ただ、乳腺がものすごくしっかり発達していなくても、母乳は生成され押し出されるので大丈夫です。
また、実際には産後、頻回授乳を繰り返すことで「この刺激(吸啜刺激)がたくさんくるから母乳をたくさん作らないと」と受け取るようになり、母乳の量は徐々に増えるようになるのが一般的です。
母乳の量を増やすには?
一般的には、母乳の量を増やしたいなら「適切なおっぱいマッサージをする」「食事を和食中心にする」「母乳の生成などを促すお茶やサプリなどを摂取する」「睡眠を取れる時にきちんと取る」というのが基本と言われています。
疲労とストレスは母乳生成の天敵ですし、栄養の偏りや脂肪分の多い食事も「出やすい」母乳を作るのに適していません。
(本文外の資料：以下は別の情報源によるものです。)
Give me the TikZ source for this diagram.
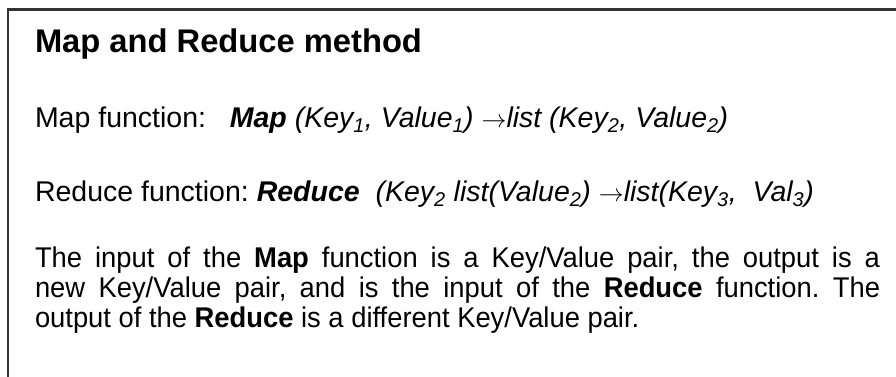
\documentclass[tikz,border=0pt]{standalone}
\usepackage{fontspec}
\setmainfont{Liberation Sans}
\newfontfamily\narrowfont[FakeStretch=0.96]{Liberation Sans}
\newcommand{\rarr}{\ensuremath{\rightarrow}}
\frenchspacing
\begin{document}
\begin{tikzpicture}[x=1pt,y=-1pt,
  every node/.style={inner sep=0pt, outer sep=0pt, anchor=base west, text=black},
  titletext/.style={font=\fontsize{32.7}{36}\selectfont\bfseries},
  linetext/.style={font=\fontsize{28.5}{30}\selectfont},
  paratext/.style={font=\narrowfont\fontsize{28.5}{30}\selectfont\frenchspacing},
  frame/.style={draw=black!80, line width=2.5pt}]
\useasboundingbox (0,0) rectangle (896,376);
\fill[white] (0,0) rectangle (896,376);
\draw[frame] (8,380) -- (8,9.5) -- (900,9.5);
\node[titletext] (title) at (35,52) {Map and Reduce method};
\node[linetext] (mapfn) at (35,127) {Map function:\ \ \ \textit{\textbf{Map} (Key\textsubscript{1}, Value\textsubscript{1}) \rarr list (Key\textsubscript{2}, Value\textsubscript{2})}};
\node[linetext] (redfn) at (35,201) {Reduce function: \textit{\textbf{Reduce}\ \ (Key\textsubscript{2} list(Value\textsubscript{2}) \rarr list(Key\textsubscript{3},\ \ Val\textsubscript{3})}};
\node[paratext] (para1) at (35,267) {\makebox[845pt][s]{The input of the \textbf{Map} function is a Key/Value pair, the output is a}};
\node[paratext] (para2) at (35,297) {\makebox[845pt][s]{new Key/Value pair, and is the input of the \textbf{Reduce} function. The}};
\node[paratext] (para3) at (35,327) {output of the \textbf{Reduce} is a different Key/Value pair.};
\end{tikzpicture}
\end{document}
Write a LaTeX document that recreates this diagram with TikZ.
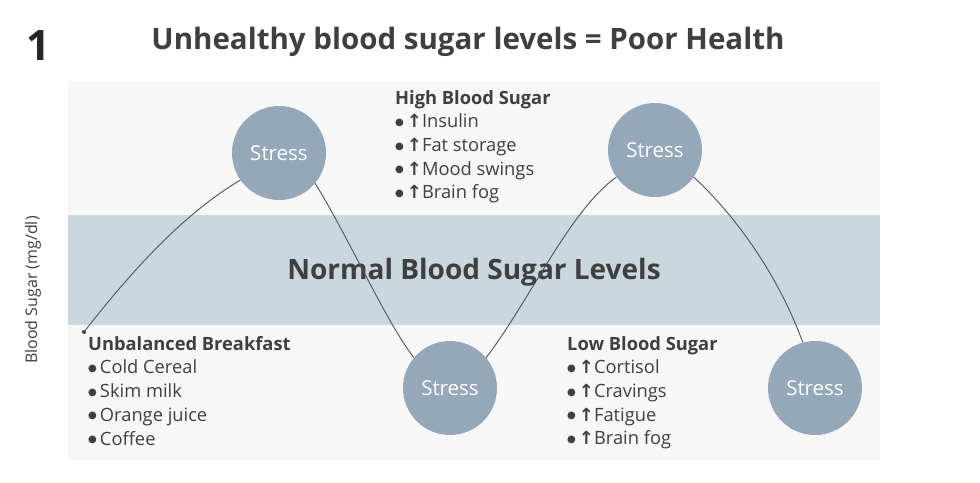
\documentclass[tikz,border=0pt]{standalone}
\usepackage{fontspec}
\setmainfont{Open Sans}
\newfontfamily\symb{DejaVu Sans}
\definecolor{band}{HTML}{C9D7DF}
\definecolor{circ}{HTML}{94A8B9}
\definecolor{txt}{HTML}{3F3F3F}
\definecolor{panel}{HTML}{F7F7F7}
\newcommand{\up}{{\symb\bfseries\fontsize{18}{18}\selectfont ↑}}
\newcommand{\bul}{\raisebox{2.5pt}{\symb\fontsize{10}{10}\selectfont ●}\,}
\begin{document}
\begin{tikzpicture}[x=1pt,y=-1pt,
  stress/.style={circle,fill=circ,minimum size=94pt,inner sep=0,text=white,font=\fontsize{20.5}{22}\selectfont},
  lst/.style={anchor=north west,align=left,text=txt,font=\fontsize{18.3}{23.7}\selectfont,inner sep=0},
  curve/.style={draw=txt!90,line width=0.9pt}]
\useasboundingbox (0,0) rectangle (980,482);
\fill[panel] (68,82) rectangle (880,460);
\fill[band] (68,215) rectangle (880,325);
\node[font=\bfseries\fontsize{42}{42}\selectfont,text=black!85] (one) at (38,46) {1};
\node[font=\bfseries\fontsize{29.5}{30}\selectfont,text=txt] (title) at (468,42) {Unhealthy blood sugar levels = Poor Health};
\node[font=\bfseries\fontsize{28}{30}\selectfont,text=txt] (normal) at (474,272) {Normal Blood Sugar Levels};
\node[rotate=90,font=\fontsize{16}{16}\selectfont,text=txt] (yl) at (33,290) {Blood Sugar (mg/dl)};
\node[stress] (s1) at (279,153) {Stress};
\node[stress] (s2) at (655,150) {Stress};
\node[stress] (s3) at (450,388) {Stress};
\node[stress] (s4) at (815,388) {Stress};
\fill[txt] (84,332) circle (2pt);
\coordinate (st) at (84,332);
\draw[curve] (st) .. controls (140,260) and (190,210) .. (s1.215);
\draw[curve] (s1.-40) .. controls (350,240) and (385,320) .. (s3.140);
\draw[curve] (s3.40) .. controls (530,300) and (570,210) .. (s2.215);
\draw[curve] (s2.-35) .. controls (740,220) and (780,280) .. (s4.105);
\node[lst] (hi) at (395,90) {\textbf{High Blood Sugar}\\ \bul\up Insulin\\ \bul\up Fat storage\\ \bul\up Mood swings\\ \bul\up Brain fog};
\node[lst] (ub) at (88,336) {\textbf{Unbalanced Breakfast}\\ \bul Cold Cereal\\ \bul Skim milk\\ \bul Orange juice\\ \bul Coffee};
\node[lst] (lo) at (567,336) {\textbf{Low Blood Sugar}\\ \bul\up Cortisol\\ \bul\up Cravings\\ \bul\up Fatigue\\ \bul\up Brain fog};
\end{tikzpicture}
\end{document}
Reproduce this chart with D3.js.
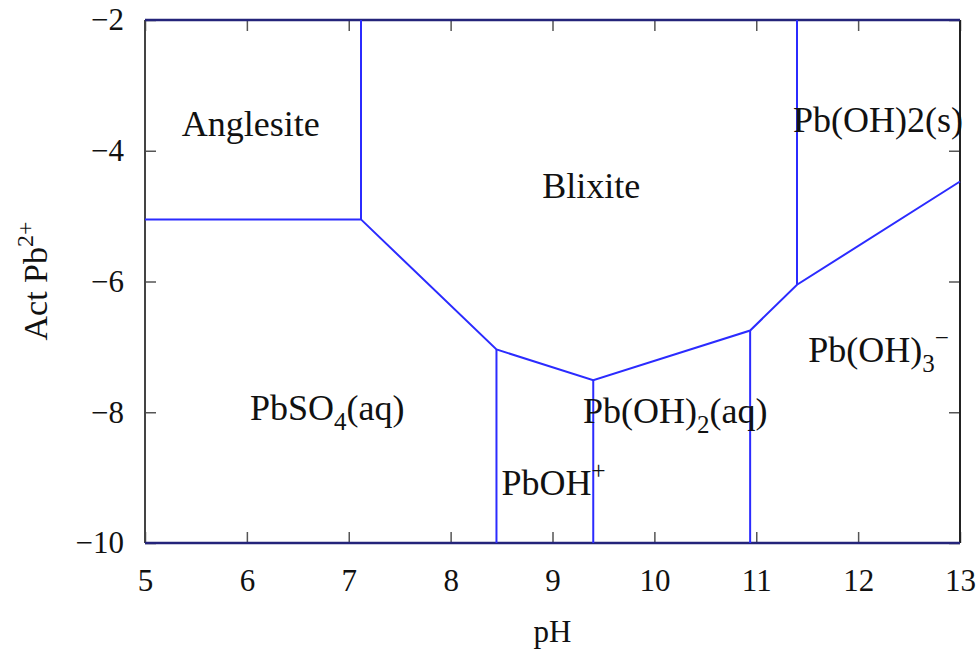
<!DOCTYPE html>
<html>
<head>
<meta charset="utf-8">
<script src="https://cdn.jsdelivr.net/npm/d3@7"></script>
<style>
  body { margin: 0; background: #fff; }
  text { font-family: "Liberation Serif", "DejaVu Serif", serif; fill: #111; }
</style>
</head>
<body>
<div id="chart"></div>
<script>
width = 980;
height = 652;

// axis ticks
var pHTicks = [5, 6, 7, 8, 9, 10, 11, 12, 13];
var actTicks = [-2, -4, -6, -8, -10];

// main boundary polyline (pH, log activity Pb2+)
var boundary = [[5, -5.05], [7.12, -5.05], [8.45, -7.04], [9.40, -7.51],
                [10.94, -6.75], [11.40, -6.05], [13, -4.47]];

// vertical boundaries: pH, from, to
var verticals = [[7.12, -2, -5.05], [8.45, -7.04, -10], [9.40, -7.51, -10],
                 [10.94, -6.75, -10], [11.40, -6.05, -2]];

// field labels: [main, sub, rest, sup], anchor at (pH, act)
var fieldText = [
  ["Anglesite", "", "", ""],
  ["Blixite", "", "", ""],
  ["Pb(OH)2(s)", "", "", ""],
  ["Pb(OH)", "3", "", "\u2212"],
  ["PbSO", "4", "(aq)", ""],
  ["Pb(OH)", "2", "(aq)", ""],
  ["PbOH", "", "", "+"]
];
var fieldPH  = [5.36, 8.9, 11.36, 11.51, 6.03, 9.3, 8.5];
var fieldAct = [-3.77, -4.72, -3.71, -7.23, -8.12, -8.16, -9.27];

const svg = d3.select("#chart")
              .append("svg")
              .attr("width", width)
              .attr("height", height);

var x = d3.scaleLinear().domain([5, 13]).range([145, 960]);
var y = d3.scaleLinear().domain([-10, -2]).range([543, 20]);

var line = d3.line().x(function(d) { return x(d[0]); }).y(function(d) { return y(d[1]); });

// axes with inward ticks
svg.append("g")
    .attr("transform", "translate(0," + y(-10) + ")")
    .call(d3.axisBottom(x).tickValues(pHTicks).tickSize(-11).tickPadding(26));
svg.append("g")
    .attr("transform", "translate(" + x(5) + ",0)")
    .call(d3.axisLeft(y).tickValues(actTicks).tickSize(-11).tickPadding(21));
svg.append("g")
    .attr("transform", "translate(0," + y(-2) + ")")
    .call(d3.axisTop(x).tickValues(pHTicks).tickSize(-11).tickFormat(""));
svg.append("g")
    .attr("transform", "translate(" + x(13) + ",0)")
    .call(d3.axisRight(y).tickValues(actTicks).tickSize(-11).tickFormat(""));

svg.selectAll(".domain").remove();
svg.selectAll(".tick line").attr("stroke", "#555").attr("stroke-width", 1.5);
svg.selectAll(".tick text").style("font-size", "31px").attr("fill", "#111")
   .style("font-family", "'Liberation Serif', serif");

// frame
svg.append("line").attr("x1", x(5)).attr("x2", x(5)).attr("y1", y(-2)).attr("y2", y(-10))
   .attr("stroke", "#444").attr("stroke-width", 2);
svg.append("line").attr("x1", x(13)).attr("x2", x(13)).attr("y1", y(-2)).attr("y2", y(-10))
   .attr("stroke", "#222").attr("stroke-width", 2);
svg.append("line").attr("x1", x(5)).attr("x2", x(13)).attr("y1", y(-2)).attr("y2", y(-2))
   .attr("stroke", "#24247a").attr("stroke-width", 2.5);
svg.append("line").attr("x1", x(5)).attr("x2", x(13)).attr("y1", y(-10)).attr("y2", y(-10))
   .attr("stroke", "#24247a").attr("stroke-width", 2.5);

// boundaries
svg.append("path")
    .attr("d", line(boundary))
    .attr("fill", "none")
    .attr("stroke", "#2b2bff")
    .attr("stroke-width", 2);

svg.selectAll(".vline")
    .data(verticals)
    .enter().append("line")
      .attr("class", "vline")
      .attr("x1", function(d) { return x(d[0]); })
      .attr("x2", function(d) { return x(d[0]); })
      .attr("y1", function(d) { return y(d[1]); })
      .attr("y2", function(d) { return y(d[2]); })
      .attr("stroke", "#2b2bff")
      .attr("stroke-width", 2);

// field labels
fieldText.forEach(function(t, i) {
  var txt = svg.append("text")
      .attr("x", x(fieldPH[i]))
      .attr("y", y(fieldAct[i]))
      .style("font-size", "36px");
  txt.append("tspan").text(t[0]);
  if (t[1]) txt.append("tspan").attr("dy", 10).style("font-size", "25px").text(t[1]);
  if (t[2]) txt.append("tspan").attr("dy", -10).text(t[2]);
  if (t[3]) txt.append("tspan").attr("dy", t[1] ? -26 : -16).style("font-size", "25px").text(t[3]);
});

// axis titles
svg.append("text")
    .attr("x", x(9))
    .attr("y", 642)
    .attr("text-anchor", "middle")
    .style("font-size", "31px")
    .text("pH");

var yl = svg.append("text")
    .attr("transform", "translate(47,281) rotate(-90)")
    .attr("text-anchor", "middle")
    .style("font-size", "34px");
yl.append("tspan").text("Act Pb");
yl.append("tspan").attr("dy", -14).style("font-size", "24px").text("2+");
</script>
</body>
</html>
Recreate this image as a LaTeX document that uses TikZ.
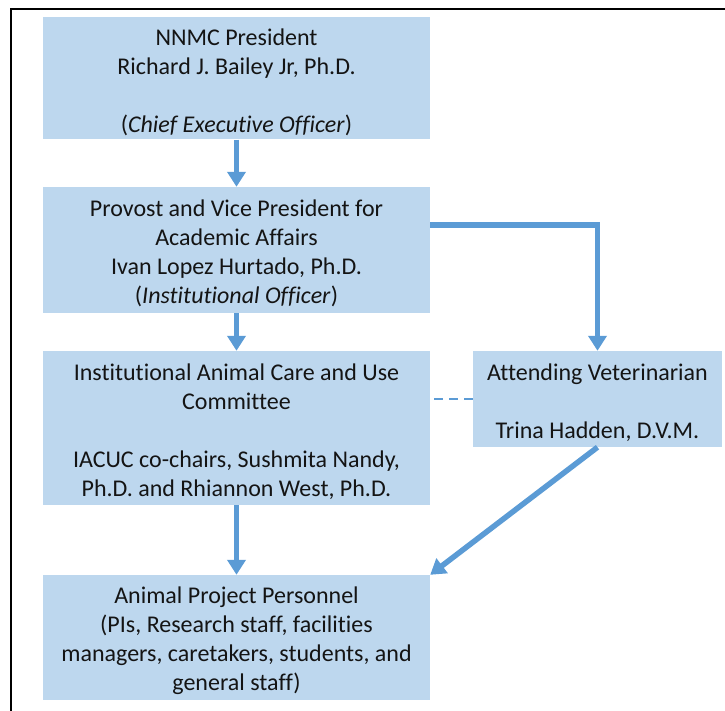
\documentclass[tikz,border=0pt]{standalone}
\usepackage{fontspec}
\setmainfont[Ligatures=NoCommon]{Carlito}
\usetikzlibrary{arrows.meta}
\definecolor{boxfill}{HTML}{BDD7EE}
\definecolor{arrowblue}{HTML}{5B9BD5}
\definecolor{txt}{HTML}{141414}
\begin{document}
\begin{tikzpicture}[x=1pt,y=-1pt,
  boxtext/.style={inner sep=0pt, align=center, text=txt, yshift=-3.5pt,
    font=\fontsize{24}{29}\selectfont},
  orgbox/.style={fill=boxfill, draw=none, inner sep=0pt, label={[boxtext]center:{#1}}},
  mainbox/.style={orgbox={#1}, minimum width=387pt},
  flow/.style={draw=arrowblue, line width=5.5pt, -{Triangle[width=18pt,length=15pt]}},
  link/.style={draw=arrowblue, line width=1.6pt, dash pattern=on 9pt off 6pt}]
\useasboundingbox (0,0) rectangle (725,711);
\draw[line width=2pt] (11,711) -- (11,9) -- (725,9);
\node[mainbox={NNMC President\\Richard J. Bailey Jr, Ph.D.\\[29pt](\textit{Chief Executive Officer})},
  minimum height=122pt] (pres) at (236.5,78.5) {};
\node[mainbox={Provost and Vice President for\\Academic Affairs\\Ivan Lopez Hurtado, Ph.D.\\(\textit{Institutional Officer})},
  minimum height=126pt] (prov) at (236.5,250) {};
\node[mainbox={Institutional Animal Care and Use\\Committee\\[29pt]IACUC co-chairs, Sushmita Nandy,\\Ph.D. and Rhiannon West, Ph.D.},
  minimum height=154pt] (iacuc) at (236.5,428) {};
\node[orgbox={Attending Veterinarian\\[29pt]Trina Hadden, D.V.M.},
  minimum width=249pt, minimum height=96pt] (vet) at (597.5,399) {};
\node[mainbox={Animal Project Personnel\\(PIs, Research staff, facilities\\managers, caretakers, students, and\\general staff)},
  minimum height=125pt] (staff) at (236.5,637.5) {};
\draw[flow] (pres.south) -- (prov.north);
\draw[flow] (prov.south) -- (iacuc.north);
\draw[flow] (iacuc.south) -- (staff.north);
\draw[flow] ([yshift=25pt]prov.east) -| (vet.north);
\draw[link] (vet.west) -- (iacuc.east |- vet.west);
\draw[flow] (vet.south) -- (staff.north east);
\end{tikzpicture}
\end{document}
そもそも母乳の出が悪いと悩んでいる人は、それは胸の大きさの問題ではなく、乳腺が開通していないことも考えられるので、出産した病院や助産院の助産師に相談して、おっぱいマッサージを施してもらうのも大切です。
最近は母乳育児を推奨している病院や助産院はたくさんあるので、母乳のことで悩んでいるなら、自治体の育児サポートをしてくれているところに相談して、適した施設を紹介してもらうのも良いですよ。